In May of 1934, Mann returns the gesture after reading Hesse’s novella “The Rainmaker,” which Hesse would later incorporate in his last novel, The Glass Bead Game, published in 1943 after a decade of rejections due to Hesse’s anti-Nazi convictions:

What a beautiful piece of workmanship your novella is — there is no longer anything like it in Germany. And how humanely it deals with the primitive era, without groveling to it, as it has become so inanely fashionable to do. The “much larger whole” of which this is a part will be magnificent work! — I take my leave with hearty congratulations!
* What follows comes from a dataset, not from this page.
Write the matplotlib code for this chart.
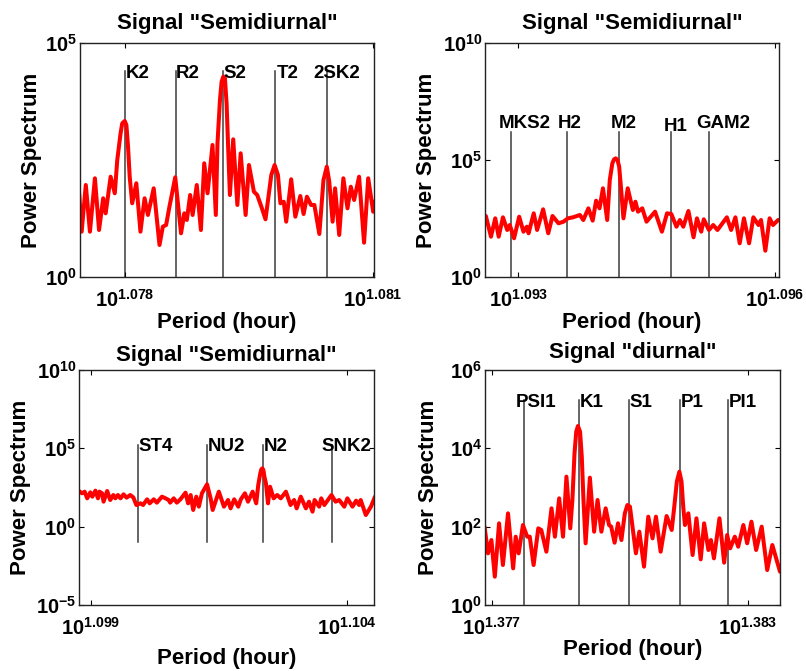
import numpy as np
import matplotlib
matplotlib.use("Agg")
import matplotlib.pyplot as plt
from matplotlib.ticker import NullLocator

# ---------------- data (log10 of period in hours, log10 of power) ----------------
# Panel 1: semidiurnal (K2 ... 2SK2)
p1_logper = [1.07745, 1.07748, 1.07753, 1.07758, 1.07764, 1.07769, 1.07774, 1.07777,
             1.07783, 1.07788, 1.07791, 1.07795, 1.07797, 1.07800, 1.07802, 1.07804,
             1.07806, 1.07809, 1.07814, 1.07819, 1.07824, 1.07828,
             1.07835, 1.07842, 1.07846, 1.07850, 1.07854, 1.07861, 1.07868, 1.07872,
             1.07875, 1.07879, 1.07882, 1.07887, 1.07892, 1.07896, 1.07900, 1.07906,
             1.07910, 1.07912, 1.07915, 1.07917, 1.07919, 1.07921, 1.07923, 1.07925,
             1.07927, 1.07931, 1.07936, 1.07940, 1.07946, 1.07950,
             1.07956, 1.07960, 1.07965, 1.07970, 1.07977, 1.07981, 1.07985, 1.07988,
             1.07992, 1.07995, 1.08001, 1.08006, 1.08012, 1.08016, 1.08020, 1.08025,
             1.08029, 1.08035, 1.08040, 1.08044, 1.08047, 1.08051, 1.08054, 1.08059,
             1.08064, 1.08069, 1.08073, 1.08077, 1.08083, 1.08089, 1.08094, 1.08100,
             1.08103]
p1_logpow = [1.789, 0.968, 1.966, 0.968, 2.109, 1.004, 1.682, 1.361,
             2.143, 1.789, 2.500, 3.070, 3.284, 3.334, 3.248, 2.785,
             2.144, 1.575, 2.002, 0.968, 1.682, 1.325,
             1.895, 0.684, 1.075, 1.111, 1.502, 2.130, 0.934, 1.361,
             1.218, 1.752, 1.325, 1.966, 1.004, 2.430, 1.789, 2.821,
             1.325, 2.856, 3.782, 4.174, 4.281, 4.245, 3.711, 2.714,
             1.752, 2.942, 1.539, 2.643, 1.325, 2.393,
             1.823, 1.752, 1.502, 1.233, 2.180, 2.393, 2.180, 1.575,
             1.609, 1.182, 2.088, 1.289, 1.731, 1.346, 1.716, 1.539,
             1.539, 0.919, 2.073, 2.357, 2.037, 1.182, 1.895, 0.898,
             2.109, 1.468, 1.930, 1.645, 2.143, 0.733, 2.109, 1.395,
             1.645]
p1_names = ["K2", "R2", "S2", "T2", "2SK2"]
p1_name_logper = [1.07800, 1.07862, 1.07919, 1.07982, 1.08044]

# Panel 2: semidiurnal (MKS2 ... GAM2)
p2_logper = [1.09262, 1.09268, 1.09273, 1.09277, 1.09282, 1.09287, 1.09290, 1.09295,
             1.09301, 1.09306, 1.09310, 1.09312, 1.09318, 1.09322, 1.09329, 1.09335,
             1.09340, 1.09347, 1.09353, 1.09358, 1.09364, 1.09372, 1.09376, 1.09382,
             1.09387, 1.09391, 1.09395, 1.09399, 1.09404, 1.09407, 1.09410, 1.09412,
             1.09414, 1.09416, 1.09418, 1.09420,
             1.09423, 1.09428, 1.09434, 1.09437, 1.09440, 1.09445, 1.09450, 1.09460,
             1.09468, 1.09474, 1.09479, 1.09485, 1.09489, 1.09493, 1.09499, 1.09505,
             1.09509, 1.09514, 1.09517, 1.09523, 1.09528, 1.09533, 1.09544, 1.09549,
             1.09554, 1.09559, 1.09564, 1.09570, 1.09575, 1.09581, 1.09584, 1.09589,
             1.09594, 1.09598, 1.09604]
p2_logpow = [2.607, 1.722, 2.508, 1.722, 2.551, 2.009, 2.222, 1.654,
             2.577, 1.936, 2.150, 1.868, 2.722, 2.009, 2.893, 1.868,
             2.607, 2.295, 2.365, 2.508, 2.551, 2.650, 2.436, 2.935,
             2.408, 3.262, 2.935, 3.790, 2.436, 4.145, 4.858, 5.028,
             5.071, 5.000, 4.715, 3.860,
             2.508, 3.790, 2.863, 3.218, 2.791, 2.935, 2.365, 2.791,
             1.936, 2.722, 2.692, 2.150, 2.436, 2.150, 2.821, 1.697,
             2.508, 1.936, 2.465, 2.009, 2.222, 2.009, 2.551, 2.009,
             2.551, 1.440, 2.508, 1.440, 2.551, 2.222, 2.436, 1.124,
             2.508, 2.222, 2.436]
p2_names = ["MKS2", "H2", "M2", "H1", "GAM2"]
p2_name_logper = [1.09292, 1.09357, 1.09418, 1.09479, 1.09523]

# Panel 3: semidiurnal (ST4 ... SNK2)
p3_logper = [1.09876, 1.09883, 1.09888, 1.09893, 1.09899, 1.09903, 1.09909, 1.09914,
             1.09917, 1.09922, 1.09925, 1.09932, 1.09938, 1.09944, 1.09948, 1.09953,
             1.09958, 1.09964, 1.09970, 1.09977, 1.09983, 1.09989, 1.09997, 1.10002,
             1.10010, 1.10015, 1.10023, 1.10029, 1.10039, 1.10046, 1.10052, 1.10055,
             1.10062, 1.10068, 1.10075, 1.10085, 1.10090, 1.10095, 1.10100, 1.10106,
             1.10111, 1.10117, 1.10127, 1.10134, 1.10138, 1.10150, 1.10160, 1.10168,
             1.10173, 1.10180, 1.10188, 1.10193, 1.10201, 1.10207, 1.10216, 1.10223,
             1.10227, 1.10231, 1.10233, 1.10235, 1.10237, 1.10239, 1.10242, 1.10246,
             1.10250, 1.10257, 1.10264, 1.10271,
             1.10281, 1.10290, 1.10297, 1.10302, 1.10310, 1.10320, 1.10326, 1.10333,
             1.10337, 1.10346, 1.10350, 1.10356, 1.10370, 1.10378, 1.10385, 1.10395,
             1.10401, 1.10411, 1.10418, 1.10424, 1.10427, 1.10437, 1.10447, 1.10455]
p3_logpow = [2.298, 2.128, 2.234, 1.808, 2.191, 1.915, 2.298, 1.808,
             2.234, 2.128, 1.596, 2.277, 1.702, 2.021, 1.808, 2.021,
             1.808, 2.064, 1.851, 2.021, 1.872, 1.383, 1.489, 1.383,
             1.745, 1.489, 1.745, 1.532, 1.915, 1.808, 1.702, 1.532,
             1.808, 1.532, 1.745, 2.170, 1.489, 2.021, 1.064, 1.915,
             1.277, 2.128, 2.702, 1.808, 1.064, 2.234, 1.277, 1.702,
             1.170, 1.745, 1.277, 1.745, 2.128, 1.596, 2.234, 1.489,
             2.660, 3.404, 3.660, 3.723, 3.617, 3.191, 2.766, 1.489,
             2.553, 1.808, 2.021, 1.808,
             2.234, 1.383, 1.702, 1.170, 1.915, 1.170, 1.596, 0.957,
             1.702, 1.277, 1.808, 1.383, 2.021, 1.596, 1.702, 1.277,
             1.808, 1.277, 1.660, 1.383, 1.702, 0.745, 1.277, 1.915]
p3_names = ["ST4", "NU2", "N2", "SNK2"]
p3_name_logper = [1.09992, 1.10126, 1.10237, 1.10371]

# Panel 4: diurnal (PSI1 ... PI1)
p4_logper = [1.37683, 1.37691, 1.37699, 1.37707, 1.37717, 1.37726, 1.37738, 1.37750,
             1.37756, 1.37763, 1.37773, 1.37783, 1.37789, 1.37798, 1.37809, 1.37816,
             1.37828, 1.37840, 1.37848, 1.37858, 1.37867, 1.37875, 1.37884, 1.37889,
             1.37894, 1.37898, 1.37902, 1.37907, 1.37911, 1.37915,
             1.37920, 1.37930, 1.37940, 1.37948, 1.37957, 1.37967, 1.37975, 1.37980,
             1.37988, 1.37996, 1.38004, 1.38012, 1.38018, 1.38024, 1.38030, 1.38038,
             1.38046, 1.38057, 1.38067, 1.38077, 1.38085, 1.38096, 1.38110, 1.38122,
             1.38128, 1.38134, 1.38140, 1.38145, 1.38149, 1.38153,
             1.38161, 1.38171, 1.38180, 1.38190, 1.38198, 1.38208, 1.38214, 1.38221,
             1.38234, 1.38245, 1.38252, 1.38259, 1.38270, 1.38278, 1.38290, 1.38299,
             1.38309, 1.38320, 1.38333, 1.38346, 1.38358, 1.38376]
p4_logpow = [2.000, 1.319, 1.659, 0.723, 2.085, 1.021, 2.340, 0.936,
             1.744, 1.319, 2.042, 1.744, 1.744, 1.021, 1.957, 1.915,
             1.361, 2.468, 1.744, 2.723, 1.744, 3.277, 1.957, 2.681,
             3.872, 4.425, 4.570, 4.425, 3.787, 2.681,
             1.574, 3.251, 1.872, 2.681, 1.872, 2.468, 2.042, 2.000,
             1.591, 2.085, 1.659, 2.340, 2.553, 2.511, 2.000, 1.319,
             1.872, 0.979, 2.255, 1.702, 2.255, 1.361, 2.272, 1.915,
             2.511, 3.149, 3.404, 3.149, 2.511, 2.042,
             2.340, 1.276, 2.213, 1.166, 2.085, 1.404, 1.659, 1.191,
             2.213, 1.081, 1.787, 1.447, 1.744, 1.489, 2.042, 1.574,
             2.127, 1.404, 2.000, 0.893, 1.532, 0.851]
p4_names = ["PSI1", "K1", "S1", "P1", "PI1"]
p4_name_logper = [1.37776, 1.37904, 1.38021, 1.38141, 1.38255]

# ---------------- style ----------------
plt.rcParams["font.family"] = ["Liberation Sans", "DejaVu Sans"]
plt.rcParams["font.weight"] = "bold"
plt.rcParams["mathtext.fontset"] = "custom"
plt.rcParams["mathtext.rm"] = "Liberation Sans:bold"
plt.rcParams["mathtext.bf"] = "Liberation Sans:bold"
plt.rcParams["mathtext.it"] = "Liberation Sans:bold"
plt.rcParams["mathtext.default"] = "bf"

fig = plt.figure(figsize=(8.06, 6.71), dpi=100)
W, H = 806.0, 671.0


def make_ax(l, r, t, b):
    return fig.add_axes([l / W, 1 - b / H, (r - l) / W, (b - t) / H])


panels = [
    dict(box=(80, 374, 43, 277), logper=p1_logper, logpow=p1_logpow,
         names=p1_names, name_logper=p1_name_logper,
         xlim=(1.07746, 1.08101), xt=(1.078, 1.081), xtl=("1.078", "1.081"),
         ylim=(0, 5), yt=(0, 5), line=(0, 4.4),
         offs=[(1, -7), (0, -7), (0, -7), (1, -7), (-13, -7)],
         title='Signal "Semidiurnal"', tpad=10.0, ylx=-0.129, xly=-0.218),
    dict(box=(485, 779, 43, 277), logper=p2_logper, logpow=p2_logpow,
         names=p2_names, name_logper=p2_name_logper,
         xlim=(1.09261, 1.09605), xt=(1.093, 1.096), xtl=("1.093", "1.096"),
         ylim=(0, 10), yt=(0, 5, 10), line=(0, 6.2),
         offs=[(-13, 4), (-9, 4), (-8, 4), (-8, 1), (-13, 4)],
         title='Signal "Semidiurnal"', tpad=10.0, ylx=-0.164, xly=-0.218),
    dict(box=(79, 374, 370, 605), logper=p3_logper, logpow=p3_logpow,
         names=p3_names, name_logper=p3_name_logper,
         xlim=(1.09877, 1.10453), xt=(1.099, 1.104), xtl=("1.099", "1.104"),
         ylim=(-5, 10), yt=(-5, 0, 5, 10), line=(-1, 5.2),
         offs=[(1, -6), (1, -6), (0, -6), (-11, -6)],
         title='Signal "Semidiurnal"', tpad=6.5, ylx=-0.163, xly=-0.251),
    dict(box=(485, 780, 370, 605), logper=p4_logper, logpow=p4_logpow,
         names=p4_names, name_logper=p4_name_logper,
         xlim=(1.37684, 1.38376), xt=(1.377, 1.383), xtl=("1.377", "1.383"),
         ylim=(0, 6), yt=(0, 2, 4, 6), line=(0, 5.23),
         offs=[(-8, -7), (1, -7), (1, -7), (1, -7), (0, -7)],
         title='Signal "diurnal"', tpad=8.3, ylx=-0.157, xly=-0.213),
]

for p in panels:
    ax = make_ax(*p["box"])
    ax.set_xscale("log")
    ax.set_yscale("log")
    per = 10.0 ** np.array(p["logper"])
    pw = 10.0 ** np.array(p["logpow"])

    # constituent marker lines
    ylo, yhi = 10.0 ** p["line"][0], 10.0 ** p["line"][1]
    for name, lp, (dx, dy) in zip(p["names"], p["name_logper"], p["offs"]):
        x = 10.0 ** lp
        ax.plot([x, x], [ylo, yhi], color="#3c3c3c", lw=1.1, zorder=1)
        ax.annotate(name, xy=(x, yhi), xytext=(dx * 0.72, dy * 0.72),
                    textcoords="offset points", ha="left", va="baseline",
                    fontsize=13.5, fontweight="bold", color="black", zorder=3,
                    annotation_clip=False)

    ax.plot(per, pw, color="#ff0000", lw=2.9, zorder=2,
            solid_joinstyle="round", solid_capstyle="round")

    ax.set_xlim(10.0 ** p["xlim"][0], 10.0 ** p["xlim"][1])
    ax.set_ylim(10.0 ** p["ylim"][0], 10.0 ** p["ylim"][1])
    ax.set_xticks([10.0 ** v for v in p["xt"]],
                  [r"$10^{%s}$" % s for s in p["xtl"]])
    ax.set_yticks([10.0 ** v for v in p["yt"]],
                  [r"$10^{%d}$" % v for v in p["yt"]])
    ax.xaxis.set_minor_locator(NullLocator())
    ax.yaxis.set_minor_locator(NullLocator())
    ax.tick_params(which="both", direction="in", top=True, right=True,
                   length=3.5, width=0.8, labelsize=14.5)
    ax.tick_params(axis="x", pad=8.5)
    ax.tick_params(axis="y", pad=2)
    for sp in ax.spines.values():
        sp.set_linewidth(1.0)
        sp.set_color("#222222")

    ax.set_title(p["title"], fontsize=16, fontweight="bold", pad=p["tpad"])
    ax.set_ylabel("Power Spectrum", fontsize=16, fontweight="bold")
    ax.yaxis.set_label_coords(p["ylx"], 0.5)
    ax.set_xlabel("Period (hour)", fontsize=16, fontweight="bold")
    ax.xaxis.set_label_coords(0.5, p["xly"])
    ax.xaxis.label.set_va("baseline")

fig.savefig("out.png", dpi=100)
In August of the same year, after Hesse sends Mann a small selection of his poetry as a gift, Mann — who by that point had grown gravely dejected and disheartened by the Nazi’s rise to power — responds with exuberant appreciation:

What a treasure trove of melodies! What pure art! A true comfort to the languishing soul. These words have a general validity, but I also mean them personally, not easy by way of an excuse for this niggardly expression of gratitude. I am in the midst of a grave crisis, both in my life and in my work. I am so plagued by the happenings in Germany, they are such a torment to my moral and critical conscience, that I seem to be unable to carry on with my current literary work.

And yet carry on he does, encouraged by Hesse. Several months later, Mann sends to his friend and champion the ultimate note of appreciation-for-appreciation, speaking to this enormously vitalizing virtuous cycle of mutual respect and admiration that is available to all who choose to welcome and celebrate one another’s kinship of spirit:

My emotion and joy were great and proved to me once again how profoundly receptive I am to kindness and understanding. How could I help taking pride in the good opinion of a man whose art and thinking I approve with all my heart?

Although The Hesse/Mann Letters is long out of print, used copies are still available and are very much worth the hunt — to witness two great minds and expansive spirits come together around art, literature, politics, and philosophy is nothing short of a gift.